→ **Instructions for the task**:
Your task is to transcribe all of the data below exactly, omitting the images.

→ **Supplied data**:
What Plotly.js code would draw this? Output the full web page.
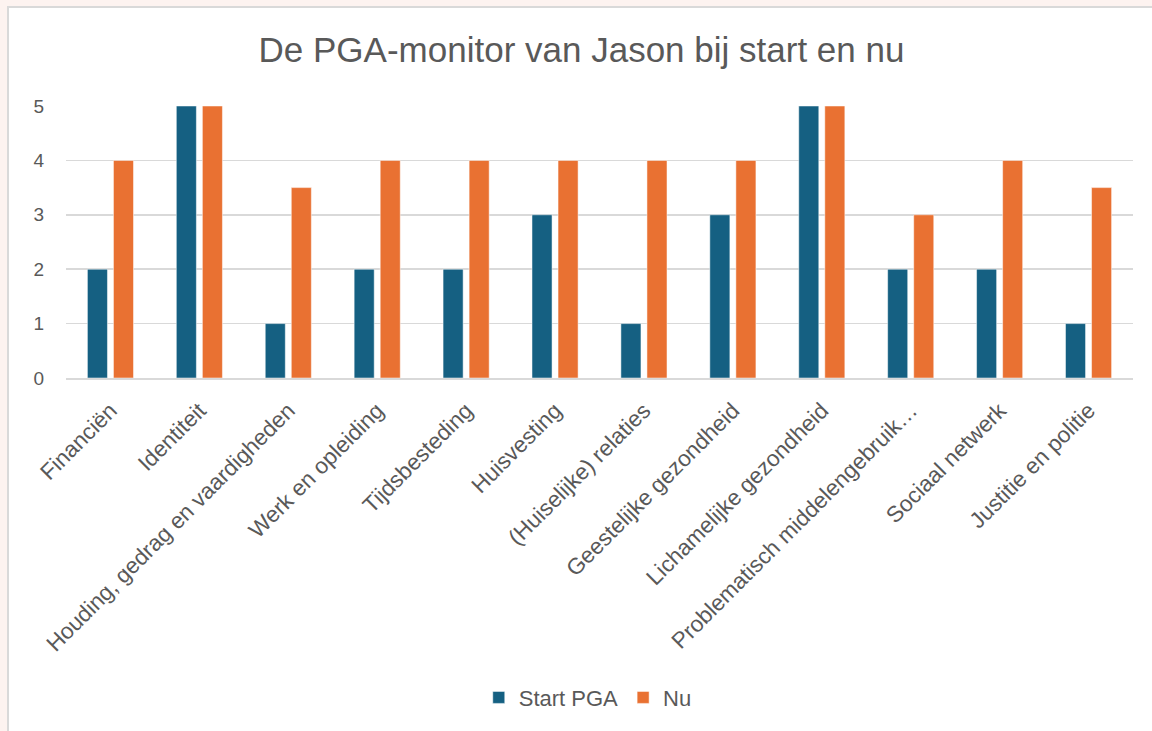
<!DOCTYPE html>
<html>
<head>
<meta charset="utf-8">
<script src="https://cdn.plot.ly/plotly-3.0.1.min.js"></script>
<style>
  html, body { margin: 0; padding: 0; width: 1152px; height: 731px; overflow: hidden; background: #fdf3f0; }
  #frame { position: absolute; left: 7px; top: 6px; width: 1145px; height: 725px;
           border-left: 2px solid #d9d9d9; border-top: 2px solid #d9d9d9; background: #ffffff; }
  #chart { width: 1145px; height: 725px; }
</style>
</head>
<body>
<div id="frame"><div id="chart"></div></div>
<script>
const categories = [
  "Financiën", "Identiteit", "Houding, gedrag en vaardigheden", "Werk en opleiding",
  "Tijdsbesteding", "Huisvesting", "(Huiselijke) relaties", "Geestelijke gezondheid",
  "Lichamelijke gezondheid", "Problematisch middelengebruik…", "Sociaal netwerk", "Justitie en politie"
];
const startPGA = [2, 5, 1, 2, 2, 3, 1, 3, 5, 2, 2, 1];
const nu = [4, 5, 3.5, 4, 4, 4, 4, 4, 5, 3, 4, 3.5];
const yTicks = [0, 1, 2, 3, 4, 5];

const font = "Liberation Sans, Arial, sans-serif";
const gray = "#595959";

const traces = [
  { type: "bar", name: "Start PGA", x: categories, y: startPGA,
    marker: { color: "#156082", line: { color: "#ffffff", width: 0.5 } } },
  { type: "bar", name: "Nu", x: categories, y: nu,
    marker: { color: "#e97132", line: { color: "#ffffff", width: 0.5 } } }
];

const layout = {
  width: 1145, height: 725,
  paper_bgcolor: "#ffffff", plot_bgcolor: "#ffffff",
  margin: { l: 57, r: 21, t: 98, b: 355 },
  title: { text: "De PGA-monitor van Jason bij start en nu", x: 0.5, xanchor: "center",
           y: 0.943, yref: "container", yanchor: "middle",
           font: { family: font, size: 35, color: gray } },
  barmode: "group", bargap: 0.414, bargroupgap: 0.23,
  xaxis: { tickangle: -45, automargin: false, showgrid: false, showline: true,
           linecolor: "#d9d9d9", linewidth: 1.5, ticks: "", ticklabelstandoff: 9,
           tickfont: { family: font, size: 22.5, color: gray } },
  yaxis: { range: [0, 5], tickvals: yTicks, showgrid: true, gridcolor: "#d9d9d9", gridwidth: 1.5,
           zeroline: false, showline: false, ticks: "", automargin: false, ticklabelstandoff: 21,
           tickfont: { family: font, size: 19, color: gray } },
  legend: { orientation: "h", x: 0.489, xanchor: "center", y: -1.175, yanchor: "middle",
            font: { family: font, size: 22, color: gray }, itemwidth: 30, traceorder: "normal" },
  showlegend: true
};

Plotly.newPlot("chart", traces, layout, { displayModeBar: false, staticPlot: true });
</script>
</body>
</html>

→ **Problem solution**:
What Plotly.js code would draw this? Output the full web page.
<!DOCTYPE html>
<html>
<head>
<meta charset="utf-8">
<script src="https://cdn.plot.ly/plotly-3.0.1.min.js"></script>
<style>
  html, body { margin: 0; padding: 0; width: 1152px; height: 731px; overflow: hidden; background: #fdf3f0; }
  #frame { position: absolute; left: 7px; top: 6px; width: 1145px; height: 725px;
           border-left: 2px solid #d9d9d9; border-top: 2px solid #d9d9d9; background: #ffffff; }
  #chart { width: 1145px; height: 725px; }
</style>
</head>
<body>
<div id="frame"><div id="chart"></div></div>
<script>
const categories = [
  "Financiën", "Identiteit", "Houding, gedrag en vaardigheden", "Werk en opleiding",
  "Tijdsbesteding", "Huisvesting", "(Huiselijke) relaties", "Geestelijke gezondheid",
  "Lichamelijke gezondheid", "Problematisch middelengebruik…", "Sociaal netwerk", "Justitie en politie"
];
const startPGA = [2, 5, 1, 2, 2, 3, 1, 3, 5, 2, 2, 1];
const nu = [4, 5, 3.5, 4, 4, 4, 4, 4, 5, 3, 4, 3.5];
const yTicks = [0, 1, 2, 3, 4, 5];

const font = "Liberation Sans, Arial, sans-serif";
const gray = "#595959";

const traces = [
  { type: "bar", name: "Start PGA", x: categories, y: startPGA,
    marker: { color: "#156082", line: { color: "#ffffff", width: 0.5 } } },
  { type: "bar", name: "Nu", x: categories, y: nu,
    marker: { color: "#e97132", line: { color: "#ffffff", width: 0.5 } } }
];

const layout = {
  width: 1145, height: 725,
  paper_bgcolor: "#ffffff", plot_bgcolor: "#ffffff",
  margin: { l: 57, r: 21, t: 98, b: 355 },
  title: { text: "De PGA-monitor van Jason bij start en nu", x: 0.5, xanchor: "center",
           y: 0.943, yref: "container", yanchor: "middle",
           font: { family: font, size: 35, color: gray } },
  barmode: "group", bargap: 0.414, bargroupgap: 0.23,
  xaxis: { tickangle: -45, automargin: false, showgrid: false, showline: true,
           linecolor: "#d9d9d9", linewidth: 1.5, ticks: "", ticklabelstandoff: 9,
           tickfont: { family: font, size: 22.5, color: gray } },
  yaxis: { range: [0, 5], tickvals: yTicks, showgrid: true, gridcolor: "#d9d9d9", gridwidth: 1.5,
           zeroline: false, showline: false, ticks: "", automargin: false, ticklabelstandoff: 21,
           tickfont: { family: font, size: 19, color: gray } },
  legend: { orientation: "h", x: 0.489, xanchor: "center", y: -1.175, yanchor: "middle",
            font: { family: font, size: 22, color: gray }, itemwidth: 30, traceorder: "normal" },
  showlegend: true
};

Plotly.newPlot("chart", traces, layout, { displayModeBar: false, staticPlot: true });
</script>
</body>
</html>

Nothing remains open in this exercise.